╭─ RAW DATA

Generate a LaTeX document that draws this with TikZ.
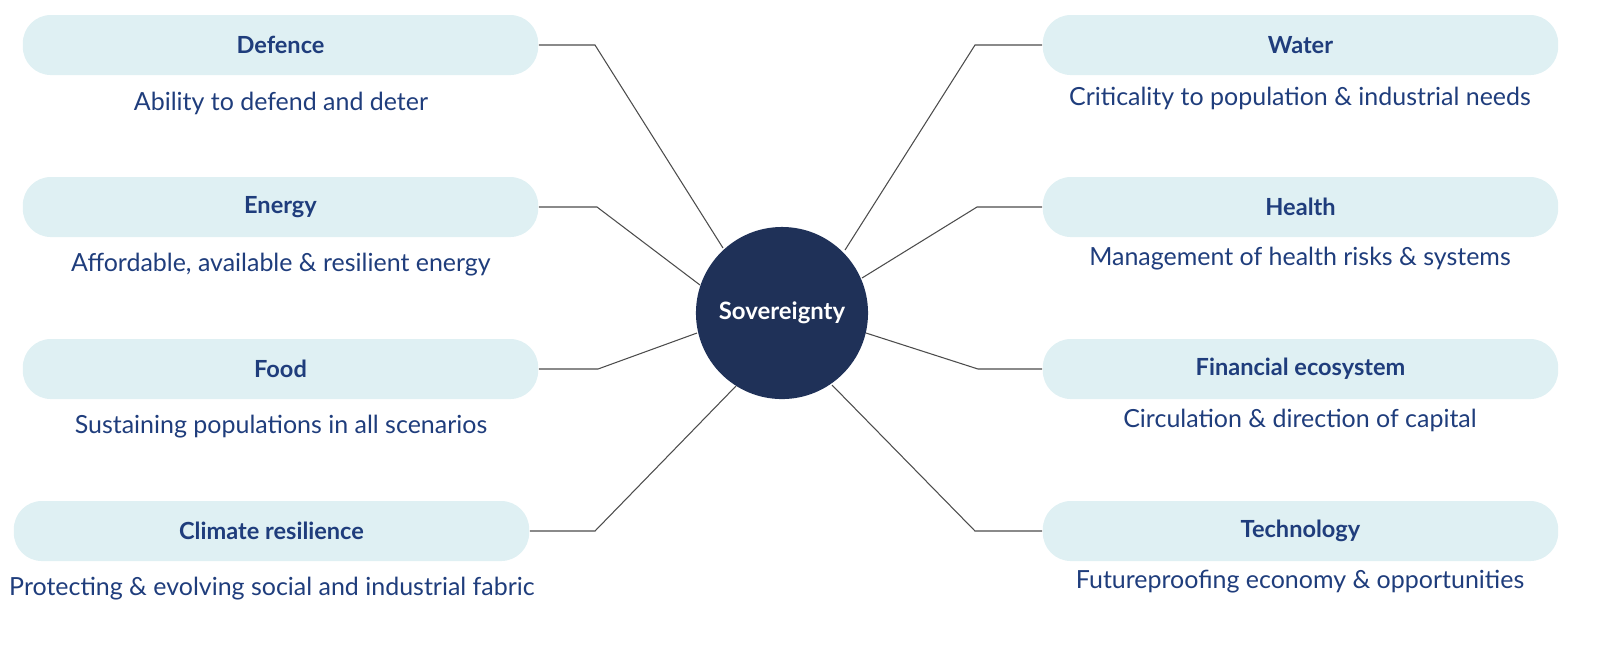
\documentclass[tikz,border=0pt]{standalone}
\usepackage{fontspec}
\setmainfont{Lato}
\definecolor{txt}{HTML}{1F3D7C}
\definecolor{boxc}{HTML}{DFF0F3}
\definecolor{circ}{HTML}{1F3158}
\begin{document}
\begin{tikzpicture}[x=0.01cm,y=-0.01cm,
  pill/.style={fill=boxc,rounded corners=0.28cm,minimum width=5.15cm,minimum height=0.6cm,text=txt,font=\fontsize{6.7}{8}\selectfont\bfseries},
  sub/.style={text=txt,font=\fontsize{7.1}{8}\selectfont},
  conn/.style={draw=black!70,line width=0.3pt}]
\useasboundingbox (0,0) rectangle (1617,647);
\node[circle,fill=circ,minimum size=1.72cm,text=white,font=\fontsize{6.8}{8}\selectfont\bfseries] (c) at (782,313) {Sovereignty};
\node[pill] (b1) at (280.5,45) {Defence};
\node[pill] (b2) at (280.5,207) {Energy};
\node[pill] (b3) at (280.5,369) {Food};
\node[pill] (b4) at (271.5,531) {Climate resilience};
\node[pill] (b5) at (1300.5,45) {Water};
\node[pill] (b6) at (1300.5,207) {Health};
\node[pill] (b7) at (1300.5,369) {Financial ecosystem};
\node[pill] (b8) at (1300.5,531) {Technology};
\node[sub] (s1) at (281,103) {Ability to defend and deter};
\node[sub] (s2) at (281,265) {Affordable, available \& resilient energy};
\node[sub] (s3) at (281,427) {Sustaining populations in all scenarios};
\node[sub] (s4) at (272,589) {Protecting \& evolving social and industrial fabric};
\node[sub] (s5) at (1300,98) {Criticality to population \& industrial needs};
\node[sub] (s6) at (1300,259) {Management of health risks \& systems};
\node[sub] (s7) at (1300,420) {Circulation \& direction of capital};
\node[sub] (s8) at (1300,582) {Futureproofing economy \& opportunities};
\coordinate (k1) at (595,45); \coordinate (e1) at (723,248);
\coordinate (k2) at (597,207); \coordinate (e2) at (700,285);
\coordinate (k3) at (598,369); \coordinate (e3) at (697,333);
\coordinate (k4) at (595,531); \coordinate (e4) at (736,386);
\coordinate (k5) at (975,45); \coordinate (e5) at (845,250);
\coordinate (k6) at (977,207); \coordinate (e6) at (862,278);
\coordinate (k7) at (978,369); \coordinate (e7) at (866,333);
\coordinate (k8) at (975,531); \coordinate (e8) at (832,385);
\foreach \i in {1,...,8}{\draw[conn] (b\i.\ifnum\i<5 east\else west\fi) -- (k\i) -- (e\i);}
\end{tikzpicture}
\end{document}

╰─

TASK STATEMENT => Reproduce all of the data exactly; the pictures do not belong in the copy.

WORKED SOLUTION =>
Generate a LaTeX document that draws this with TikZ.
\documentclass[tikz,border=0pt]{standalone}
\usepackage{fontspec}
\setmainfont{Lato}
\definecolor{txt}{HTML}{1F3D7C}
\definecolor{boxc}{HTML}{DFF0F3}
\definecolor{circ}{HTML}{1F3158}
\begin{document}
\begin{tikzpicture}[x=0.01cm,y=-0.01cm,
  pill/.style={fill=boxc,rounded corners=0.28cm,minimum width=5.15cm,minimum height=0.6cm,text=txt,font=\fontsize{6.7}{8}\selectfont\bfseries},
  sub/.style={text=txt,font=\fontsize{7.1}{8}\selectfont},
  conn/.style={draw=black!70,line width=0.3pt}]
\useasboundingbox (0,0) rectangle (1617,647);
\node[circle,fill=circ,minimum size=1.72cm,text=white,font=\fontsize{6.8}{8}\selectfont\bfseries] (c) at (782,313) {Sovereignty};
\node[pill] (b1) at (280.5,45) {Defence};
\node[pill] (b2) at (280.5,207) {Energy};
\node[pill] (b3) at (280.5,369) {Food};
\node[pill] (b4) at (271.5,531) {Climate resilience};
\node[pill] (b5) at (1300.5,45) {Water};
\node[pill] (b6) at (1300.5,207) {Health};
\node[pill] (b7) at (1300.5,369) {Financial ecosystem};
\node[pill] (b8) at (1300.5,531) {Technology};
\node[sub] (s1) at (281,103) {Ability to defend and deter};
\node[sub] (s2) at (281,265) {Affordable, available \& resilient energy};
\node[sub] (s3) at (281,427) {Sustaining populations in all scenarios};
\node[sub] (s4) at (272,589) {Protecting \& evolving social and industrial fabric};
\node[sub] (s5) at (1300,98) {Criticality to population \& industrial needs};
\node[sub] (s6) at (1300,259) {Management of health risks \& systems};
\node[sub] (s7) at (1300,420) {Circulation \& direction of capital};
\node[sub] (s8) at (1300,582) {Futureproofing economy \& opportunities};
\coordinate (k1) at (595,45); \coordinate (e1) at (723,248);
\coordinate (k2) at (597,207); \coordinate (e2) at (700,285);
\coordinate (k3) at (598,369); \coordinate (e3) at (697,333);
\coordinate (k4) at (595,531); \coordinate (e4) at (736,386);
\coordinate (k5) at (975,45); \coordinate (e5) at (845,250);
\coordinate (k6) at (977,207); \coordinate (e6) at (862,278);
\coordinate (k7) at (978,369); \coordinate (e7) at (866,333);
\coordinate (k8) at (975,531); \coordinate (e8) at (832,385);
\foreach \i in {1,...,8}{\draw[conn] (b\i.\ifnum\i<5 east\else west\fi) -- (k\i) -- (e\i);}
\end{tikzpicture}
\end{document}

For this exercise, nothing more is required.